Government of India does not have its own farm for production of seed, however, State Farm Corporation of India, Government of India Undertaking operates Central State Farms in different states. SFCI was set up in 1969 under Companies Act to take quality seed production in Central State Farms. Over the passage of time keeping in view the economic viability of these farms only 6 farms have been retained and others were returned to State Governments since land was taken on lease for a prescribed period of time. 

21.  What is Seed Bank Scheme?

The main objective of “Establishment & Maintenance of Seed Bank” Scheme is to make available quality seeds of such crops/varieties at a contingency planning due to natural calamities like droughts, floods, etc. The scheme is being implemented through NSC, SFCI and 13 State Seeds Corporations in the country.

22    Whether the PPV & FR Act is under enforcement?

The Department has notified the PPV & FR Rules in September 2003 in accordance with the PPV& FR Act 2001 vide No 52 of 2001 dated 30th Oct 2001 in the gazette of India. The Implementation of the Act will be possible after establishment of the PPV & FR Authority and National Test Guidelines for DUS testing for the crops to be covered under the scheme.  The PPV & FR Authority is being established shortly.

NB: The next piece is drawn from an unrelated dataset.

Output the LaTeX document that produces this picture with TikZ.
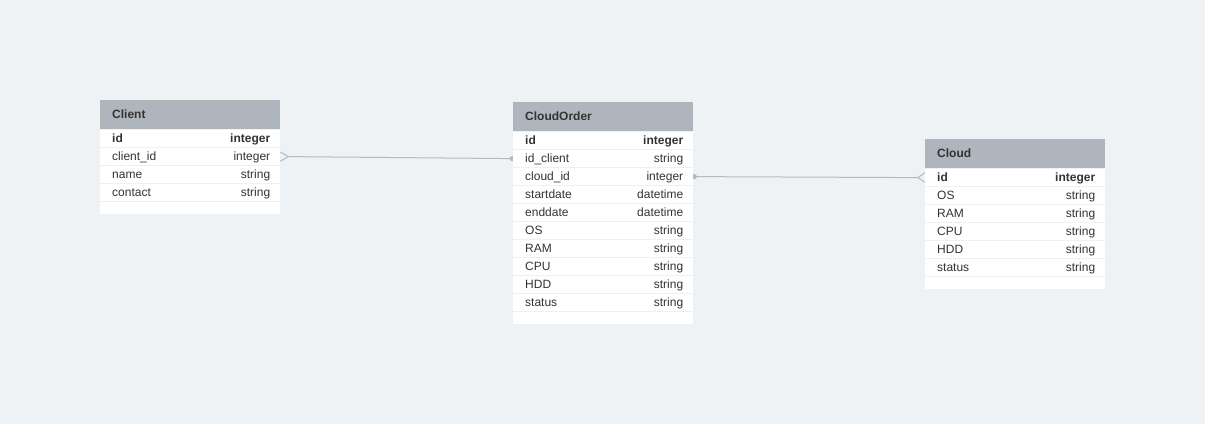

23. What are the crops covered under the PPV & FR Act for the protection of crop/varieties?

Initially 35 crops are covered such as rice, wheat, maize, sorghum, pearl millet, chickpea, mungbean, urdbean, field pea, rajmash, lentil, pigeon pea, rapeseed mustard, groundnut, soybean, sunflower, safflower, castor, sesame, linseed, cotton, jute, sugarcane, lucerne, berseem, tomato, brinjal, okra, cauliflower, cabbage, potato, onion, garlic, rose and chrysanthemum.  The DUS test guidelines have been prepared for all the 35 crops.

24. To whom the farmers have to approach when the seed fail to perform?

Director of Agriculture/Joint Director of Agriculture/Seed Inspector of the areas concerned.

25   Is there any facility for the farmer to get the seed tested before sowing?

Seed users and seed producers could get the seed sample tested in the State Seed Testing Laboratories with the minimum fee prescribed  to obtain the result to be used as information for seeding, selling or labeling purposes.

26 What is DUS Testing ?

DUS stands for Distinctness, Uniformity and Stability. This is a criteria on the basis of which the Plant Breeders’ Rights will be granted to a variety by the Authority. DUS test will be used as main criteria for deciding the novelty of a variety. The formulation of National test guidelines for DUS testing has been entrusted to ICAR. Out of 35 crops DUS test guidelines for 30 crops are already prepared. Balance 5 is under finalization.